In A Theory of Justice Rawls provides a “Kantian Interpretation” of the original position and the principles of justice (TJ §§ 40, 78). The Kantian interpretation is a precursor to Rawls’s Kantian constructivism (CP, ch. 16), and his later political constructivism (PL, ch.3). Rawls says that for Kant, “a person is acting autonomously when the principles of his action are chosen by him as the most adequate possible expression of his nature as a free and equal rational being” (TJ 252/222). What is missing from Kant, Rawls says, is an attempt to show how moral principles express our nature. “This defect is made good [by] the original position” (TJ 255 /224). The original position can be interpreted as a “procedural interpretation” of our nature as free and equal rational beings, and therewith of Kant’s conception of autonomy and the categorical imperative (TJ 256 /226).

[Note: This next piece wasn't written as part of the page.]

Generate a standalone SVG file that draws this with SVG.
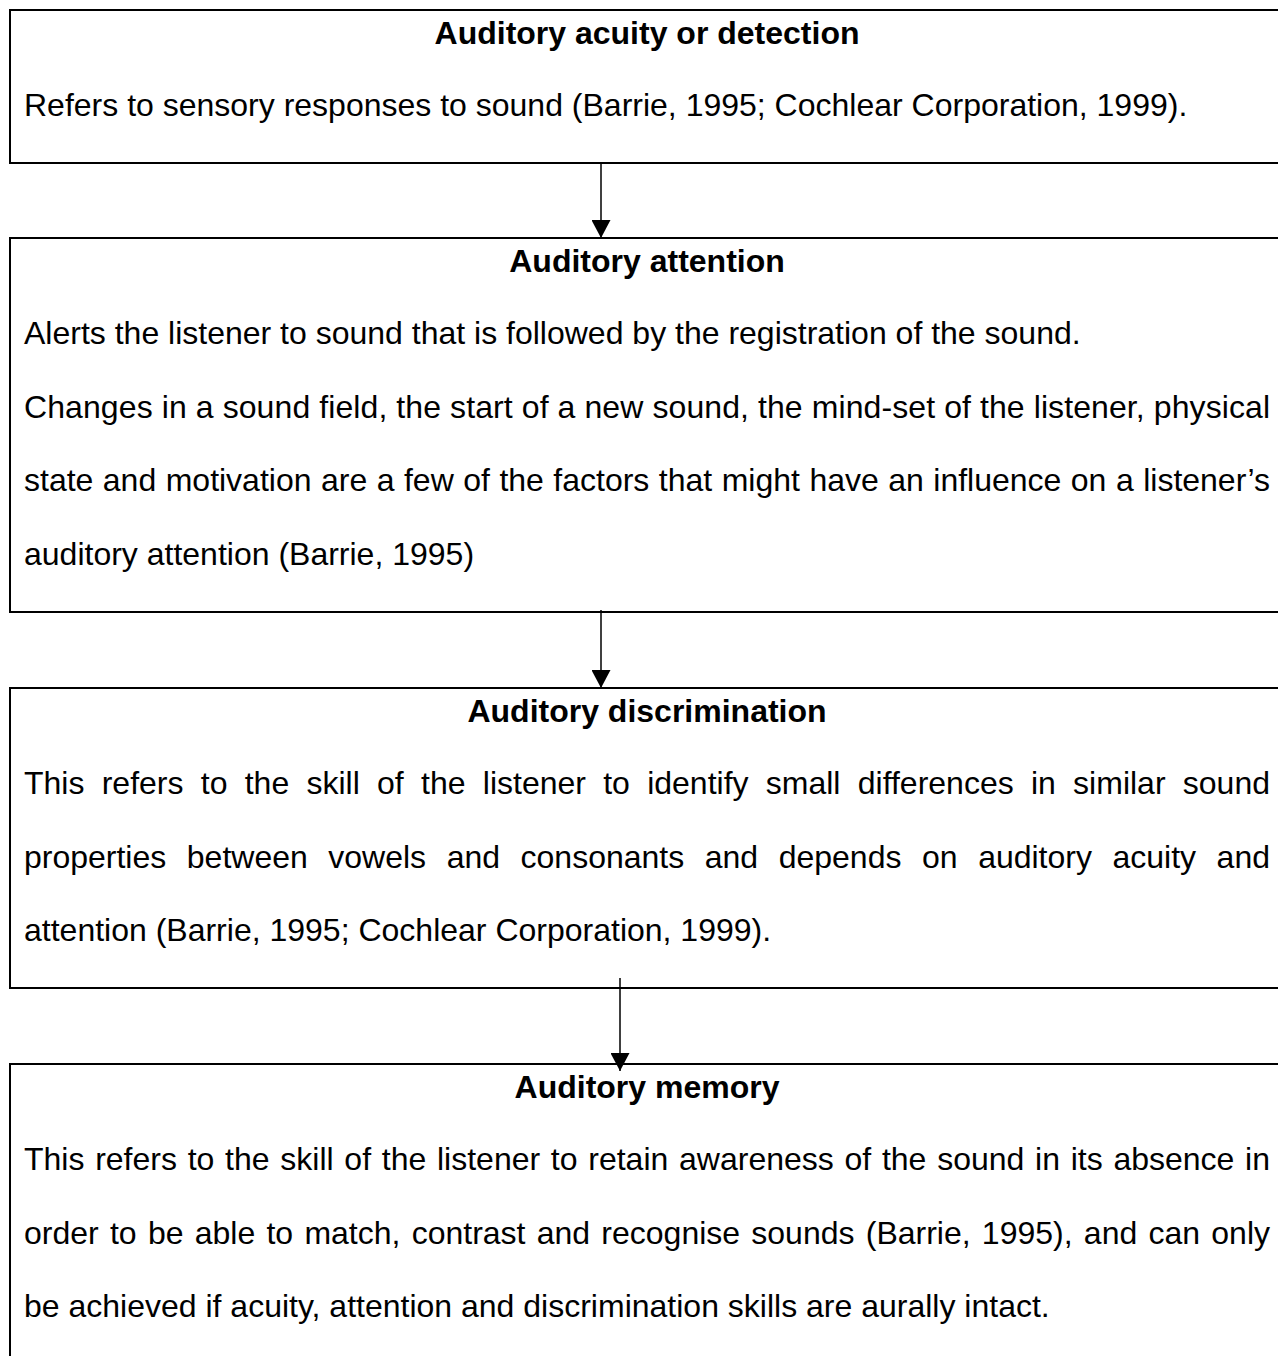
<svg xmlns="http://www.w3.org/2000/svg" width="1278" height="1356" viewBox="0 0 1278 1356">
  <style>
    .box { fill: #ffffff; stroke: #000000; stroke-width: 2; }
    .title { font-family: "Liberation Sans", Arial, sans-serif; font-size: 32px; font-weight: bold; fill: #000000; text-anchor: middle; }
    .body { font-family: "Liberation Sans", Arial, sans-serif; font-size: 32px; fill: #000000; }
    .conn { stroke: #000000; stroke-width: 1.5; fill: none; }
  </style>
  <defs>
    <marker id="ah" markerUnits="userSpaceOnUse" markerWidth="18" markerHeight="19" viewBox="0 0 18 19" refX="18" refY="9.5" orient="auto">
      <path d="M0,0 L18,9.5 L0,19 Z" fill="#000000"/>
    </marker>
  </defs>
  <rect x="0" y="0" width="1278" height="1356" fill="#ffffff"/>

  <g id="node-acuity">
    <rect class="box" x="10" y="10" width="1290" height="153"/>
    <text class="title" x="647" y="44">Auditory acuity or detection</text>
    <text class="body" x="24" y="116">Refers to sensory responses to sound (Barrie, 1995; Cochlear Corporation, 1999).</text>
  </g>

  <g id="node-attention">
    <rect class="box" x="10" y="238" width="1290" height="374"/>
    <text class="title" x="647" y="272">Auditory attention</text>
    <text class="body" x="24" y="344">Alerts the listener to sound that is followed by the registration of the sound.</text>
    <text class="body" x="24" y="417.6" textLength="1246" lengthAdjust="spacing">Changes in a sound field, the start of a new sound, the mind-set of the listener, physical</text>
    <text class="body" x="24" y="491.2" word-spacing="0.6" textLength="1246" lengthAdjust="spacing">state and motivation are a few of the factors that might have an influence on a listener’s</text>
    <text class="body" x="24" y="564.8">auditory attention (Barrie, 1995)</text>
  </g>

  <g id="node-discrimination">
    <rect class="box" x="10" y="688" width="1290" height="300"/>
    <text class="title" x="647" y="722">Auditory discrimination</text>
    <text class="body" x="24" y="794" word-spacing="8.36" textLength="1246" lengthAdjust="spacing">This refers to the skill of the listener to identify small differences in similar sound</text>
    <text class="body" x="24" y="867.6" word-spacing="11.65" textLength="1246" lengthAdjust="spacing">properties between vowels and consonants and depends on auditory acuity and</text>
    <text class="body" x="24" y="941.2">attention (Barrie, 1995; Cochlear Corporation, 1999).</text>
  </g>

  <g id="node-memory">
    <rect class="box" x="10" y="1064" width="1290" height="320"/>
    <text class="title" x="647" y="1098">Auditory memory</text>
    <text class="body" x="24" y="1170" word-spacing="1.84" textLength="1246" lengthAdjust="spacing">This refers to the skill of the listener to retain awareness of the sound in its absence in</text>
    <text class="body" x="24" y="1243.6" word-spacing="2.36" textLength="1246" lengthAdjust="spacing">order to be able to match, contrast and recognise sounds (Barrie, 1995), and can only</text>
    <text class="body" x="24" y="1317.2">be achieved if acuity, attention and discrimination skills are aurally intact.</text>
  </g>

  <g id="connectors">
    <path class="conn" d="M601,163 V238" marker-end="url(#ah)"/>
    <path class="conn" d="M601,610 V688" marker-end="url(#ah)"/>
    <path class="conn" d="M620,978 V1071" marker-end="url(#ah)"/>
  </g>
</svg>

For in the original position, because of the veil of ignorance and other moral constraints, the parties’ choice is made “independent of natural contingencies and accidental social circumstances” (TJ 515/451); thus the principles of justice are not chosen “heteronomously,” on the basis of our social position, natural endowments, particular wants, or the particular kind of society we live in (TJ 252/222). Instead, the parties are all represented in the same way, as free and equal rational persons with a capacity for a sense of justice who choose principles of justice subject to all relevant moral conditions. Rawls says that the original position might thus be regarded as incorporating “conditions that best express their nature as free and equal rational beings.” On a Kantian view, our moral nature is defined by the moral powers, our capacities for practical reasoning, to be rational and reasonable. The moral powers are the relevant capacities of practical reasoning that relate to justice. “Acting autonomously is acting from principles that we would consent to as free and equal rational beings” (TJ 516/453). The description of the original position expresses “what it means to be a free and equal rational being,” and even “resembles the point of view of noumenal selves” (TJ 255–256/225).

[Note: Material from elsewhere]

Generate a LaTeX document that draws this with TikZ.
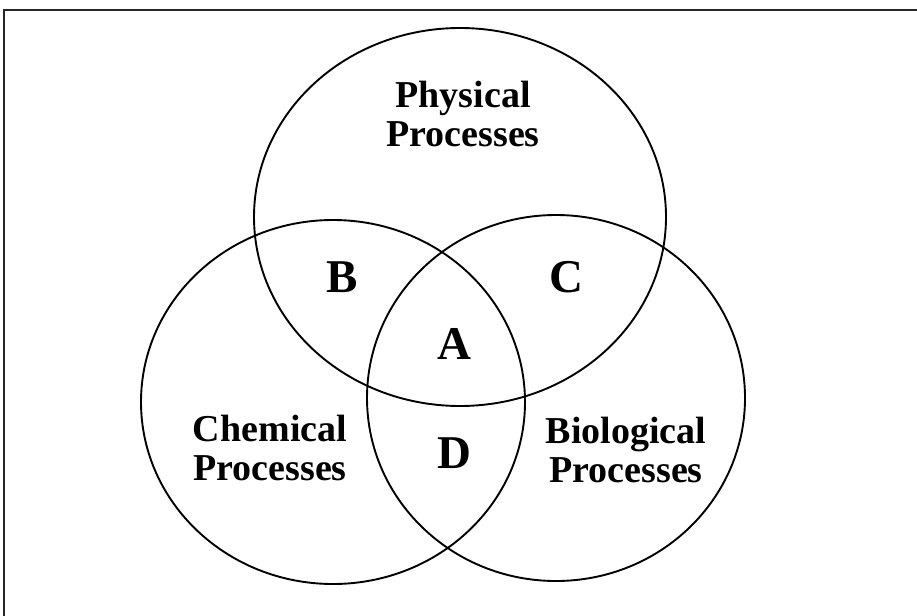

In addition to expressing our autonomy, the original position is also objective (TJ 587/514). For it requires that the parties adopt a common impartial standpoint and make a considered rational choice and agree under conditions that require them to abstract from their particular interests and circumstances. Moreover, all are motivated by higher-order interests in their moral powers, which represent their “nature as free and equal rational beings.” Finally, the OP is designed to incorporate all the relevant reasons and restrictions on arguments for principles of social and political justice (TJ 18/16). In so far as the OP is an appropriately defined objective point of view incorporating all relevant moral reasons and conditions on rational choice of principles of justice, and the parties therein come to a unanimous agreement, then, Rawls says, the principles agreed to are also objective (TJ 516–517/453). Together with the universality requirement, we can infer from the objectivity of the principles of justice that they apply to and are binding on persons in all societies. As Rawls says of the original position in concluding TJ, “to see our place in society from the perspective of this position is to see it sub specie aeternitatis: it is to regard the human situation not only from all social but also all temporal points of view” (TJ 587/514).

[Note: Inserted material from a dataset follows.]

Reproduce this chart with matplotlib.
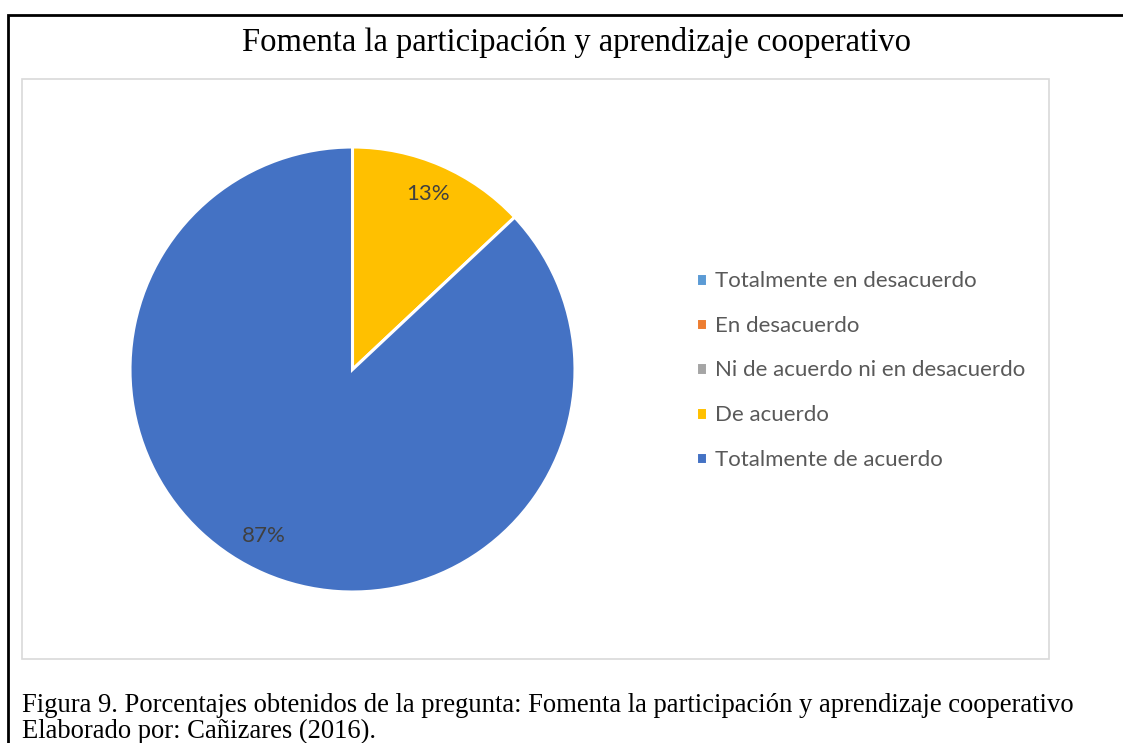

Rawls affirms the objectivity and “correctness” of the principles of justice, and he says they are the “most reasonable” principles. But he does not say at any point that the principles of justice are “true.” He does however say that judgments based upon the principles of justice are true, and this applies to both particular judgments and to the moral rules of justice that are required by the principles of justice (CP 355). These claims are implicit in Rawls’s Kantian constructivism. (It is noteworthy that Kant himself did not say that the categorical imperative is true; instead he said it is “universally valid.”) In general, constructivism in moral philosophy is a view about the possibility of the correctness of moral principles and judgment. “Realism” says that the correctness of moral judgments resides in their truth, and that truth of most fundamental moral principles consists in their corresponding to a moral order (of moral facts or objects) that is antecedent to reason and to principles of practical reasoning. Objectivity of moral judgment is then defined by realists as judgment made from a perspective of reasoning that is likely to lead to discernment of these antecedent objects of truth. In “Kantian Constructivism in Moral Theory” (Lecture III, CP 340ff.), Rawls discusses a version of realism found in Henry Sidgwick and G.E. Moore, “rational intuitionism,” which he contrasts with moral constructivism.
Kantian constructivism inverts the relationship realists see between objectivity and truth; rather than objective judgments being grounded in the discernment of antecedent objects of truth, objectivity (of judgment) precedes the object (of truth). This means that at the level of fundamental moral principles the correctness of these principles depends, not on their correspondence to a prior moral order, but on their following from (or being among) the fundamental principles of practical reasoning. The objectivity of judgment that is involved in reasoning from an objective perspective according to relevant principles of practical reasoning results in objective moral principles that are the bases for judgments of moral truth. The moral facts that are the objects of these moral truths are not then prior to, but are the facts that are singled out as relevant by moral principles and principles of practical reasoning (CP 516).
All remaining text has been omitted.